Having accepted that his point had been made clear about a lack of separation between commercially successful and educational games, Newell proposed a call to arms. That developers stand up more as the educators they are, and that all games are built with an educational curve as part of the medium. But first, a justification:

"Games are becoming increasingly useful as educational tools. From our perspective, it's one of the things we always think about -- we always think about games as a learning experience. You can't design a game without thinking about the progression of experiences and skills that a person is gonna have. The value that we have is that they're self-directed. Rather than that being a problem -- rather than resisting the chaotic nature of an individual one-on-one play experience that people have, we embrace it."

In his eyes, the experiential nature of games makes them that much easier to embrace as a learning tool. He explained to me in an interview after the speech, "It's a lot easier to get people excited about it [education] if they're on the moon and they get to throw the rock at the piece of glass that breaks the glass that lets all the robots fly out." Similarly, he noted during his keynote that "in Portal 2, you are the mass, you are the thing being accelerated, and that actually ... is one of the keys."

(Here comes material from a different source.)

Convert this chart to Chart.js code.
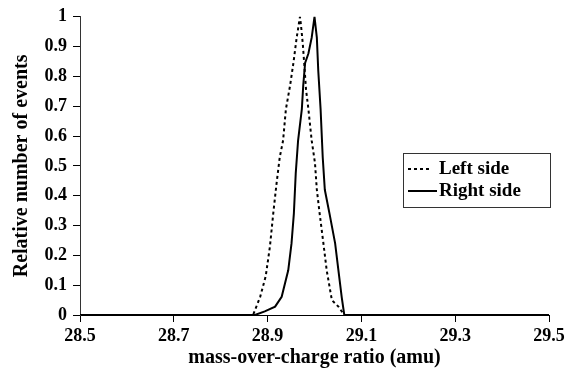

Rather than a teacher explaining the formula for velocity or momentum on a chalkboard, you're learning about it by flying through the air ... perhaps with the assistance of some propulsion gel. And that's exactly the kind of thinking that's going into Valve's Portal 2 education project.

"Someone should write a book, "Everything I Needed to Know to be Successful I Learned From World of Warcraft." And I don't think it would be a parody or sarcastic," Newell told me after his speech. "In terms of what educational psychologists are sort of starting to discover about what are the highest value educational experiences, games are a lot closer to being those things than traditional middle school/high school kinds of curriculum," he added. He said he even sees games as "ahead of traditional methods" in some ways, but that we first "need to agree on how we want to measure outcomes."

A second video during Newell's keynote shows another educational experience that Valve had as of late: a seventh grade class took a field trip to the studio to learn about game development. As evidenced by the room full of grinning adolescents depicted in the clip, and the excited teachers, success may not be so difficult to measure. One teacher excitedly explained at the end of the clip: "Those maps opened up and suddenly they were in a game featuring the room they had built. The whole room was like, '[Gasp!] Ooooh my God!' And that was their 'A-Ha' moment."